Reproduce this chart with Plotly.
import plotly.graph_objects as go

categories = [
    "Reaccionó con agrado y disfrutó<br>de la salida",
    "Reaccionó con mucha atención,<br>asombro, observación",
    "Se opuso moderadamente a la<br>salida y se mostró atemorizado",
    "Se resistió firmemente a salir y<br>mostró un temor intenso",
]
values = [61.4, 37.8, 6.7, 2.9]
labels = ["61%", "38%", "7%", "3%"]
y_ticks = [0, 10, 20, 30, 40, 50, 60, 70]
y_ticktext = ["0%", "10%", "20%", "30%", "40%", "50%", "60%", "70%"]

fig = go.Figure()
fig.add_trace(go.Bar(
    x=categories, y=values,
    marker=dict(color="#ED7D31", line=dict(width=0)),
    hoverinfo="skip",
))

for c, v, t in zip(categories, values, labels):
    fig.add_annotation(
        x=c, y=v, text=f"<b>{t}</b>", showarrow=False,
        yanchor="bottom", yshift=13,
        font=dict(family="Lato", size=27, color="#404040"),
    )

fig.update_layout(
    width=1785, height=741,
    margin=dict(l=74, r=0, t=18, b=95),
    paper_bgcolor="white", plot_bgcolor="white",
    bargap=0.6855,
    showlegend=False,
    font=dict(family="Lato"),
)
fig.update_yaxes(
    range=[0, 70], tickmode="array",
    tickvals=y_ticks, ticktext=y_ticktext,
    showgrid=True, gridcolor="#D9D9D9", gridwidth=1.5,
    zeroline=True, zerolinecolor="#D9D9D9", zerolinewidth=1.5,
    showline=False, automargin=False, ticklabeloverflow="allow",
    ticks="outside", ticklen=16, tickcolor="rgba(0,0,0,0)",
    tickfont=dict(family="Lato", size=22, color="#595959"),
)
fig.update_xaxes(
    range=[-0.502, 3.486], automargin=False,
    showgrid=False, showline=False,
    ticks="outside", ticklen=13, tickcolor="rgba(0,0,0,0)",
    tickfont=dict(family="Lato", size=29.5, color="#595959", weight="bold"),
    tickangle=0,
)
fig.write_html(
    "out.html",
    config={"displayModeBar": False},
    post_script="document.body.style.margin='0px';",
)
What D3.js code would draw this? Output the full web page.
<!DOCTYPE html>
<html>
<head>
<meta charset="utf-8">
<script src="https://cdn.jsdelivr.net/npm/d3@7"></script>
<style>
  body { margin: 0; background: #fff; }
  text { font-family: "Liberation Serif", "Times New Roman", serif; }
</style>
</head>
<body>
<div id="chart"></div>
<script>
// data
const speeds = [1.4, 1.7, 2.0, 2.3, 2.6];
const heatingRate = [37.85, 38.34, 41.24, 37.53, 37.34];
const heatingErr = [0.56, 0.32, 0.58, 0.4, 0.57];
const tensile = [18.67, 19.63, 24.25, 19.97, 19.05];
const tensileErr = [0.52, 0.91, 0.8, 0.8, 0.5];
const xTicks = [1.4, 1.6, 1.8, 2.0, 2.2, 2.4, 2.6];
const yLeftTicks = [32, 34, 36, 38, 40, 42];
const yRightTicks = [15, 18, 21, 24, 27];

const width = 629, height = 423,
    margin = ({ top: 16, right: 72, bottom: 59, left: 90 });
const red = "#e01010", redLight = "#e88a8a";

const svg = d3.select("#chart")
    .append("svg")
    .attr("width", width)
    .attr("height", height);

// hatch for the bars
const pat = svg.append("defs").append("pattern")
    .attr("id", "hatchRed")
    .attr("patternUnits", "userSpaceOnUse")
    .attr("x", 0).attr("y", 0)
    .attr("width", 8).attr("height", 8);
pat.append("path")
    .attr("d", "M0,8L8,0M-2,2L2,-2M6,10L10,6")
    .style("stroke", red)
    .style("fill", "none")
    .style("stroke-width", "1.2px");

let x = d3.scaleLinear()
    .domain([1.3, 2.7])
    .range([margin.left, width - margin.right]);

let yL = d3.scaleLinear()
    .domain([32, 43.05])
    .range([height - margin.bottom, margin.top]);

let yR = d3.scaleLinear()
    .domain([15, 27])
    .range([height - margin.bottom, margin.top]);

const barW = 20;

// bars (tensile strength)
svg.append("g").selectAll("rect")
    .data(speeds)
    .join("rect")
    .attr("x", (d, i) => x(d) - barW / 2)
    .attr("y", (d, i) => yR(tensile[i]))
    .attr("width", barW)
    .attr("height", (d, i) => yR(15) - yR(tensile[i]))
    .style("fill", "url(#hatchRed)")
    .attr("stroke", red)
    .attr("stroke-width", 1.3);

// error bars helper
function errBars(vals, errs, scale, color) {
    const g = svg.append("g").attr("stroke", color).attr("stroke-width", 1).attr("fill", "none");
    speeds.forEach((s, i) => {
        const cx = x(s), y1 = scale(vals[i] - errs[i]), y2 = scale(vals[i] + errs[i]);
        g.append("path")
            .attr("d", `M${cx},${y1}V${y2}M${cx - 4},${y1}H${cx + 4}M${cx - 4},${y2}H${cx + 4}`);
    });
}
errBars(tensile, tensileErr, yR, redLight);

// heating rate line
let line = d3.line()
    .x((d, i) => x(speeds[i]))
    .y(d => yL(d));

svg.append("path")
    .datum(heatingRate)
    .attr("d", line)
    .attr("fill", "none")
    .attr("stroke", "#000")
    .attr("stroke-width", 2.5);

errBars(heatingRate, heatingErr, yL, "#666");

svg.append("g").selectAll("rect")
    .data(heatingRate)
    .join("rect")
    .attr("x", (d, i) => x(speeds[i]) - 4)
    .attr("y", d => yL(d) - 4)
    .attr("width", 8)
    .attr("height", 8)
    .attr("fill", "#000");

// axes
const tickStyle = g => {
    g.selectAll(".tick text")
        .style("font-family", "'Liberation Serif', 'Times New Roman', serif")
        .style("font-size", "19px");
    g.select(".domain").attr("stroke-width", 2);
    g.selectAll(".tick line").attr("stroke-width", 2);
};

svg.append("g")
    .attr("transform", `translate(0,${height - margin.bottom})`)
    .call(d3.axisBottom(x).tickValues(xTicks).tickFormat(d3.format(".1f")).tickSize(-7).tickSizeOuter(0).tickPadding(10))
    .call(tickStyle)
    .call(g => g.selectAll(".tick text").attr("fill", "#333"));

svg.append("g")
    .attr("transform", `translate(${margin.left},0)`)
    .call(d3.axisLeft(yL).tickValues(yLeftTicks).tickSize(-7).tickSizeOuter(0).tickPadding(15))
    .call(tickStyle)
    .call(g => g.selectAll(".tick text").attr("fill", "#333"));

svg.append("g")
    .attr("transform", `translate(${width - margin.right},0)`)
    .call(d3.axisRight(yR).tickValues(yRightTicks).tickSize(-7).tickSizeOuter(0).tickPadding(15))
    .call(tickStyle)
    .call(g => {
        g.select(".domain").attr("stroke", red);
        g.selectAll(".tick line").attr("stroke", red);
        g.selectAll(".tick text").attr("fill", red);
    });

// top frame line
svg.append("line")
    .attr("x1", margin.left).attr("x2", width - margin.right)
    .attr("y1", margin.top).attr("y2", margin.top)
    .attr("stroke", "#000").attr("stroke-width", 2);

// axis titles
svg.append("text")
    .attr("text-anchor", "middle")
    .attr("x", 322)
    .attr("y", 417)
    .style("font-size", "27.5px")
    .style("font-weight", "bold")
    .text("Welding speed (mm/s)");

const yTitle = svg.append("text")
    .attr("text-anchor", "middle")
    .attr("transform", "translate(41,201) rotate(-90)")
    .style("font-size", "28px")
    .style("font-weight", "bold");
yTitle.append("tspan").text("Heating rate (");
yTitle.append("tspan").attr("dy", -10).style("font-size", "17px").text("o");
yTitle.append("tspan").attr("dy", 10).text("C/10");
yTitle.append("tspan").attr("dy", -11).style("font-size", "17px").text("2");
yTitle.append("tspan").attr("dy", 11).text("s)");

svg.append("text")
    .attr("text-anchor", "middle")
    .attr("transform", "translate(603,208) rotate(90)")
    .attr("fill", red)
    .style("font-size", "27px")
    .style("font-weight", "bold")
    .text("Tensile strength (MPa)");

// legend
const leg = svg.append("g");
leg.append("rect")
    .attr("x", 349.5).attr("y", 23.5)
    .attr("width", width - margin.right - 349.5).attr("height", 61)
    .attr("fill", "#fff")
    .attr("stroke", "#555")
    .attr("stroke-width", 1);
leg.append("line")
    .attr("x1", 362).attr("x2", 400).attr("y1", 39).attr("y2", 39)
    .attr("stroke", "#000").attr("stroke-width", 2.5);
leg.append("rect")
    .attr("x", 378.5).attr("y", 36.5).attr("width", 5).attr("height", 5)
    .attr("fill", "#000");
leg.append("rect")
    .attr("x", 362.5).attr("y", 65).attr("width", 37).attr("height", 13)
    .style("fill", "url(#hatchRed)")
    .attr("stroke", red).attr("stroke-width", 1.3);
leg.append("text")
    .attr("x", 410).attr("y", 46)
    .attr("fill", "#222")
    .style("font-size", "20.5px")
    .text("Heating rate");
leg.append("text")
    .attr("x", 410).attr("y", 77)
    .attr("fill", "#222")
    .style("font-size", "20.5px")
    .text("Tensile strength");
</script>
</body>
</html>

━━━━━━━━━━

Given request
Copy the records above exactly, from the first line through the line containing "import plotly.graph_objects as go", and include nothing else.

Result of the task
Reproduce this chart with Plotly.
import plotly.graph_objects as go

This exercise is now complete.